When it was all said and done, however, the Star sailors got their Bacardi Cup on the water. No one trespassed on their big slice of Biscayne Bay, and they got the full attention of their race committee. It was only during the final awards ceremony where the two regattas collided. And it was here where more than a few Star sailors were miffed about sharing the stage with their guests. By the time the individual daily race awards were doled out for all the fleets, and the big Cup awarded to Phil Trinter and Rick Merriman, the crowd had thinned dramatically. A good number of Star sailors were instead focused on the crepes station-food being a Star sailor’s most essential need.
The awkward awards ceremony aside, those behind Bacardi Miami Sailing Week are most definitely onto something good-whether the Star sailors like it or not-and it would be impossible for this event not to flourish into a must-do winter regatta, so long as the City of Miami continues to support it.

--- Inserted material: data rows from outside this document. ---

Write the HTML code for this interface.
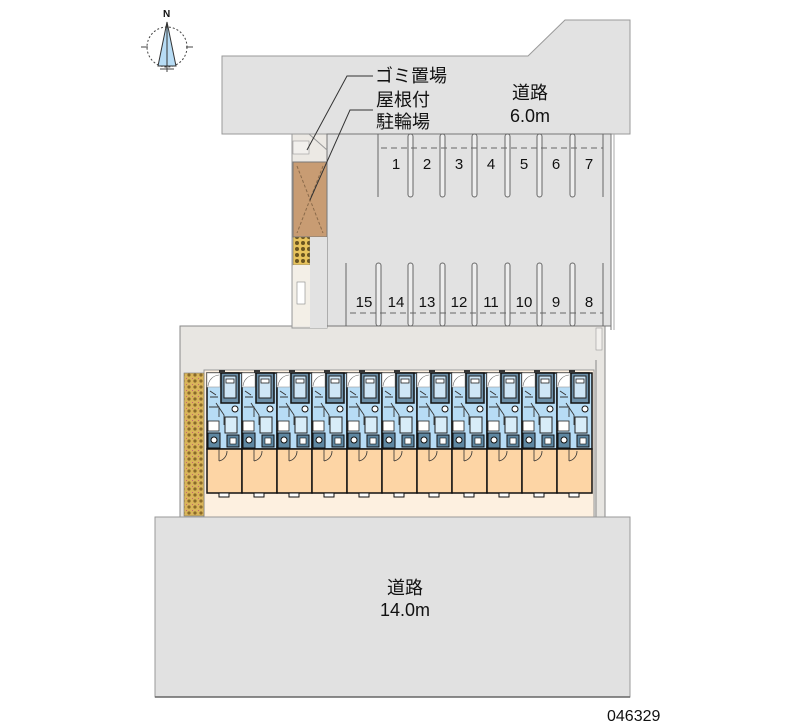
<!DOCTYPE html>
<html><head><meta charset="utf-8"><style>
html,body{margin:0;padding:0;background:#fff;width:800px;height:727px;overflow:hidden}
svg{display:block}
text{font-family:"Liberation Sans","Noto Sans CJK JP",sans-serif;fill:#111}
</style></head><body>
<svg width="800" height="727" viewBox="0 0 800 727" xmlns="http://www.w3.org/2000/svg">
<defs>
<g id="unit">
  <rect x="0" y="0" width="35" height="76" fill="#b7dcf5" stroke="#111" stroke-width="1.5"/>
  <rect x="0" y="0" width="13" height="14" fill="#fff" stroke="#999" stroke-width="0.6"/>
  <path d="M1 13 A12 12 0 0 1 12 2" fill="none" stroke="#666" stroke-width="0.6"/>
  <rect x="14" y="0" width="18" height="30" fill="#6c8fa8" stroke="#111" stroke-width="1.5"/>
  <rect x="17" y="3" width="12" height="22" fill="#cfe6f6" stroke="#222" stroke-width="1"/>
  <rect x="19" y="6" width="8" height="4" fill="#fff" stroke="#222" stroke-width="0.8"/>
  <path d="M3 18 l6 4 M3 24 l8 0 M9 30 l8 12 l0 10 M2 34 l10 0 l0 10" stroke="#333" stroke-width="0.9" fill="none"/>
  <circle cx="28" cy="36" r="3" fill="#fff" stroke="#111" stroke-width="1"/>
  <rect x="1" y="48" width="11" height="10" fill="#fff" stroke="#222" stroke-width="0.8"/>
  <rect x="18" y="44" width="12" height="16" fill="#d8ecf8" stroke="#222" stroke-width="1"/>
  <rect x="1" y="60" width="12" height="15" fill="#5e87a2" stroke="#111" stroke-width="1"/>
  <circle cx="7" cy="67" r="3" fill="#fff" stroke="#111"/>
  <rect x="20" y="62" width="12" height="12" fill="#5e87a2" stroke="#111" stroke-width="1"/>
  <rect x="23" y="65" width="6" height="6" fill="#fff" stroke="#111" stroke-width="0.6"/>
  <rect x="0" y="76" width="35" height="44" fill="#fdd5a5" stroke="#111" stroke-width="1.5"/>
  <path d="M12 76 l0 12 M12 88 A10 10 0 0 0 20 78" fill="none" stroke="#333" stroke-width="0.8"/>
  <rect x="12" y="120" width="10" height="4" fill="#fff" stroke="#111" stroke-width="1"/>
  <rect x="12" y="-3" width="6" height="3" fill="#333"/>
</g>
<pattern id="brick" width="6" height="6" patternUnits="userSpaceOnUse">
  <rect width="6" height="6" fill="#d9b55a"/>
  <circle cx="3" cy="3" r="1.6" fill="#8a6a2a"/>
  <circle cx="0" cy="0" r="1" fill="#c04a7a"/>
</pattern>
<pattern id="bike" width="6" height="6" patternUnits="userSpaceOnUse">
  <rect width="6" height="6" fill="#e7c35c"/>
  <circle cx="3" cy="3" r="2" fill="#6b5520"/>
</pattern>
</defs>

<!-- compass -->
<g stroke="#444" fill="none">
  <circle cx="167" cy="47" r="20" stroke-dasharray="2,2"/>
  <line x1="141" y1="47" x2="148" y2="47"/><line x1="186" y1="47" x2="193" y2="47"/>
  <line x1="167" y1="64" x2="167" y2="72"/><line x1="160" y1="69" x2="174" y2="69"/>
</g>
<polygon points="167,22 158,66 176,66" fill="#b7dcf5" stroke="#333" stroke-width="1"/>
<line x1="167" y1="22" x2="167" y2="66" stroke="#333"/>
<text x="163" y="17" font-size="10" font-weight="bold" font-family="Liberation Serif">N</text>

<!-- top road -->
<polygon points="222,56 528,56 565,20 630,20 630,134 222,134" fill="#e2e2e2" stroke="#999" stroke-width="1"/>
<text x="530" y="99" font-size="18" text-anchor="middle">道路</text>
<text x="530" y="122" font-size="18" text-anchor="middle">6.0m</text>

<!-- site -->
<rect x="180" y="326" width="425" height="191" fill="#e8e6e2" stroke="#888" stroke-width="1"/>
<rect x="292" y="134" width="35" height="194" fill="#ece9e4" stroke="#999" stroke-width="1"/>
<rect x="327" y="134" width="284" height="192" fill="#e2e2e2" stroke="#777" stroke-width="1"/>
<line x1="611" y1="134" x2="611" y2="330" stroke="#777"/><line x1="614" y1="134" x2="614" y2="330" stroke="#aaa"/>
<rect x="596" y="328" width="6" height="22" fill="#f2f0ed" stroke="#999" stroke-width="0.6"/>
<line x1="596" y1="360" x2="596" y2="517" stroke="#888"/>
<!-- garbage / bike -->
<rect x="293" y="141" width="16" height="13" fill="#f2f0ed" stroke="#999" stroke-width="0.6"/>
<line x1="309" y1="134" x2="327" y2="150" stroke="#999"/>
<rect x="293" y="162" width="34" height="75" fill="#c89c73" stroke="#777" stroke-width="1"/>
<path d="M297 166 L323 233 M323 166 L297 233" stroke="#8a6a4a" stroke-dasharray="3,2" fill="none"/>
<rect x="293" y="237" width="17" height="28" fill="url(#bike)" stroke="#777" stroke-width="0.6"/>
<rect x="310" y="237" width="17" height="91" fill="#e2e2e2"/>
<rect x="293" y="265" width="17" height="61" fill="#f3efe7"/>
<rect x="297" y="282" width="8" height="22" fill="#fff" stroke="#888" stroke-width="0.6"/>

<!-- parking top -->
<g stroke="#666" stroke-width="1" fill="#eee">
  <line x1="378" y1="134" x2="378" y2="197"/>
  <rect x="408" y="134" width="5" height="63" rx="2.5"/>
  <rect x="440" y="134" width="5" height="63" rx="2.5"/>
  <rect x="472" y="134" width="5" height="63" rx="2.5"/>
  <rect x="505" y="134" width="5" height="63" rx="2.5"/>
  <rect x="537" y="134" width="5" height="63" rx="2.5"/>
  <rect x="570" y="134" width="5" height="63" rx="2.5"/>
  <line x1="603" y1="134" x2="603" y2="197"/>
  <line x1="381" y1="148" x2="603" y2="148" stroke-dasharray="6,4"/>
</g>
<g font-size="15" text-anchor="middle">
  <text x="396" y="169">1</text><text x="427" y="169">2</text><text x="459" y="169">3</text><text x="491" y="169">4</text><text x="524" y="169">5</text><text x="556" y="169">6</text><text x="589" y="169">7</text>
</g>
<!-- parking bottom -->
<g stroke="#666" stroke-width="1" fill="#eee">
  <line x1="346" y1="263" x2="346" y2="326"/>
  <rect x="376" y="263" width="5" height="63" rx="2.5"/>
  <rect x="408" y="263" width="5" height="63" rx="2.5"/>
  <rect x="440" y="263" width="5" height="63" rx="2.5"/>
  <rect x="472" y="263" width="5" height="63" rx="2.5"/>
  <rect x="505" y="263" width="5" height="63" rx="2.5"/>
  <rect x="537" y="263" width="5" height="63" rx="2.5"/>
  <rect x="570" y="263" width="5" height="63" rx="2.5"/>
  <line x1="603" y1="263" x2="603" y2="326"/>
  <line x1="350" y1="313" x2="603" y2="313" stroke-dasharray="6,4"/>
</g>
<g font-size="15" text-anchor="middle">
  <text x="364" y="307">15</text><text x="396" y="307">14</text><text x="427" y="307">13</text><text x="459" y="307">12</text><text x="491" y="307">11</text><text x="524" y="307">10</text><text x="556" y="307">9</text><text x="589" y="307">8</text>
</g>

<!-- labels -->
<polyline points="373,76 347,76 307,150" fill="none" stroke="#333" stroke-width="1"/>
<polyline points="373,110 350,110 310,200" fill="none" stroke="#333" stroke-width="1"/>
<text x="375" y="82" font-size="18">ゴミ置場</text>
<text x="376" y="106" font-size="18">屋根付</text>
<text x="376" y="128" font-size="18">駐輪場</text>

<!-- building -->
<rect x="204" y="370" width="390" height="147" fill="#fdf0e0" stroke="#999" stroke-width="1"/>
<rect x="184" y="373" width="20" height="143" fill="url(#brick)" stroke="#777" stroke-width="0.6"/>
<use href="#unit" x="207" y="373"/>
<use href="#unit" x="242" y="373"/>
<use href="#unit" x="277" y="373"/>
<use href="#unit" x="312" y="373"/>
<use href="#unit" x="347" y="373"/>
<use href="#unit" x="382" y="373"/>
<use href="#unit" x="417" y="373"/>
<use href="#unit" x="452" y="373"/>
<use href="#unit" x="487" y="373"/>
<use href="#unit" x="522" y="373"/>
<use href="#unit" x="557" y="373"/>

<!-- bottom road -->
<rect x="155" y="517" width="475" height="180" fill="#e1e1e1" stroke="#999" stroke-width="1"/>
<line x1="155" y1="697" x2="630" y2="697" stroke="#666" stroke-width="1.5"/>
<text x="405" y="594" font-size="18" text-anchor="middle">道路</text>
<text x="405" y="616" font-size="18" text-anchor="middle">14.0m</text>

<text x="607" y="721" font-size="16">046329</text>
</svg>
</body></html>
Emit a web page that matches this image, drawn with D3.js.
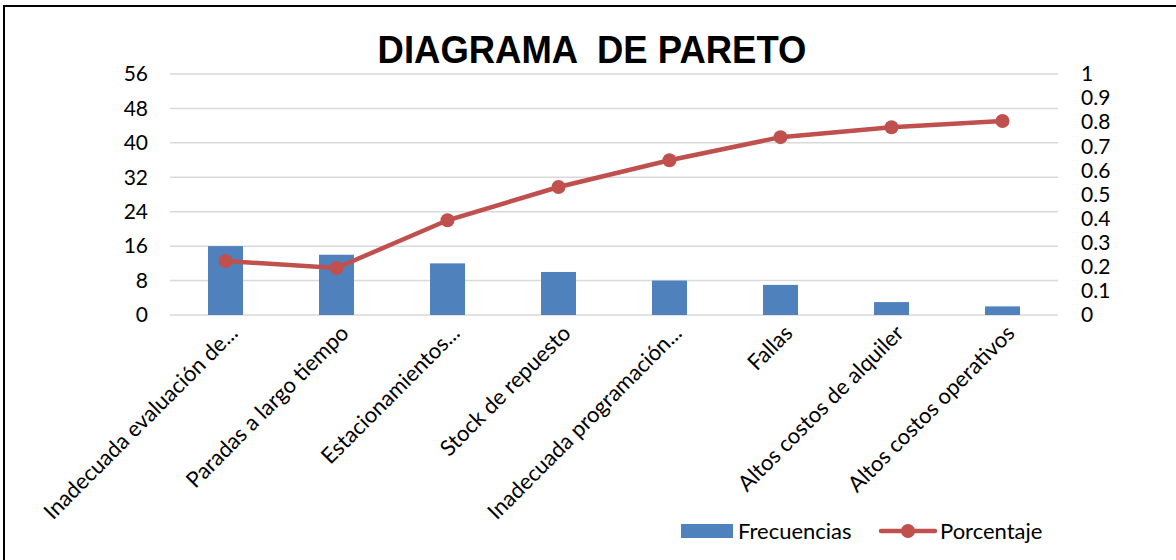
<!DOCTYPE html>
<html>
<head>
<meta charset="utf-8">
<script src="https://cdn.jsdelivr.net/npm/d3@7"></script>
<style>
  body { margin: 0; background: #fff; }
  svg { display: block; }
</style>
</head>
<body>
<div id="chart"></div>
<script>
const categorias = ["Inadecuada evaluación de...", "Paradas a largo tiempo", "Estacionamientos...",
  "Stock de repuesto", "Inadecuada programación...", "Fallas", "Altos costos de alquiler",
  "Altos costos operativos"];
const frecuencias = [16, 14, 12, 10, 8, 7, 3, 2];
const porcentaje = [0.224, 0.195, 0.393, 0.531, 0.642, 0.738, 0.779, 0.805];
const ticksIzq = [0, 8, 16, 24, 32, 40, 48, 56];
const ticksDer = [0, 0.1, 0.2, 0.3, 0.4, 0.5, 0.6, 0.7, 0.8, 0.9, 1];

const width = 1176, height = 560;
const margin = {top: 74, right: 118, bottom: 245, left: 170};
const labelFont = "Lato, 'Open Sans', sans-serif";

const svg = d3.select("#chart").append("svg")
  .attr("width", width).attr("height", height);

// marco
svg.append("rect")
  .attr("x", 4).attr("y", 6)
  .attr("width", width + 10).attr("height", height + 10)
  .attr("fill", "none").attr("stroke", "#000").attr("stroke-width", 2);

const x = d3.scaleBand()
  .domain(d3.range(categorias.length))
  .range([margin.left, width - margin.right])
  .paddingInner(0.685).paddingOuter(0.3425);

const y = d3.scaleLinear().domain([0, 56]).range([height - margin.bottom, margin.top]);
const y2 = d3.scaleLinear().domain([0, 1]).range([height - margin.bottom, margin.top]);

// lineas de cuadricula
svg.append("g")
  .selectAll("line")
  .data(ticksIzq)
  .join("line")
  .attr("x1", margin.left).attr("x2", width - margin.right)
  .attr("y1", d => y(d)).attr("y2", d => y(d))
  .attr("stroke", "#d9d9d9").attr("stroke-width", 1.5);

// barras
svg.append("g")
  .selectAll("rect")
  .data(frecuencias)
  .join("rect")
  .attr("x", (d, i) => x(i))
  .attr("y", d => y(d))
  .attr("width", x.bandwidth())
  .attr("height", d => y(0) - y(d))
  .attr("fill", "#4f81bd");

// eje izquierdo
const gIzq = svg.append("g")
  .attr("transform", `translate(${margin.left - 22},0)`)
  .call(d3.axisLeft(y).tickValues(ticksIzq).tickSize(0).tickPadding(0));
gIzq.select(".domain").remove();
gIzq.selectAll("text").attr("font-size", "21px").attr("font-family", labelFont).attr("fill", "#000");

// eje derecho
const gDer = svg.append("g")
  .attr("transform", `translate(${width - margin.right + 23},0)`)
  .call(d3.axisRight(y2).tickValues(ticksDer).tickSize(0).tickPadding(0).tickFormat(d3.format("")));
gDer.select(".domain").remove();
gDer.selectAll("text").attr("font-size", "21px").attr("font-family", labelFont).attr("fill", "#000");

// eje x
const gX = svg.append("g")
  .attr("transform", `translate(0,${height - margin.bottom})`)
  .call(d3.axisBottom(x).tickSize(0).tickFormat(i => categorias[i]));
gX.select(".domain").remove();
gX.selectAll("text")
  .attr("font-size", "22px").attr("font-family", labelFont).attr("fill", "#000")
  .attr("text-anchor", "end")
  .attr("dy", "0.35em")
  .attr("transform", "translate(6,12) rotate(-45)");

// linea de porcentaje
const cx = i => x(i) + x.bandwidth() / 2;
svg.append("path")
  .datum(porcentaje)
  .attr("fill", "none")
  .attr("stroke", "#c0504d")
  .attr("stroke-width", 4.5)
  .attr("d", d3.line().x((d, i) => cx(i)).y(d => y2(d)));

svg.append("g")
  .selectAll("circle")
  .data(porcentaje)
  .join("circle")
  .attr("cx", (d, i) => cx(i))
  .attr("cy", d => y2(d))
  .attr("r", 7)
  .attr("fill", "#c0504d");

// titulo
svg.append("text")
  .attr("transform", "translate(592,63) scale(0.96,1.04)")
  .attr("text-anchor", "middle")
  .attr("font-family", "'Liberation Sans', Arial, sans-serif")
  .attr("font-weight", "bold")
  .attr("font-size", "38px")
  .style("white-space", "pre")
  .text("DIAGRAMA  DE PARETO");

// leyenda
const leg = svg.append("g").attr("font-family", labelFont).attr("font-size", "22px");
leg.append("rect").attr("x", 681).attr("y", 524).attr("width", 52).attr("height", 14).attr("fill", "#4f81bd");
leg.append("text").attr("x", 738).attr("y", 539).text("Frecuencias");
leg.append("line").attr("x1", 881).attr("x2", 935).attr("y1", 531).attr("y2", 531)
  .attr("stroke", "#c0504d").attr("stroke-width", 4.5).attr("stroke-linecap", "round");
leg.append("circle").attr("cx", 908).attr("cy", 531).attr("r", 7).attr("fill", "#c0504d");
leg.append("text").attr("x", 940).attr("y", 539).text("Porcentaje");
</script>
</body>
</html>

I’m told the Miami Convention Center is due to be razed, making way for a “regatta park” that would be the centerpiece of Sailing Week’s activities, drawing in the curious public and sailors alike. There’s no denying Biscayne Bay is a superb winter venue for sportboat and dinghy classes, and there’s no lack of clubs from which to draw race committees and assets. I’m also told the Vipers would be invited back, as would the Melges classes, J/24s, and possibly Lightnings. All that’s needed to make it all work is to somehow lure the Star sailors away from Coral Reef. And I suspect there’s only one way to that: a nightly all-you-can-eat buffet.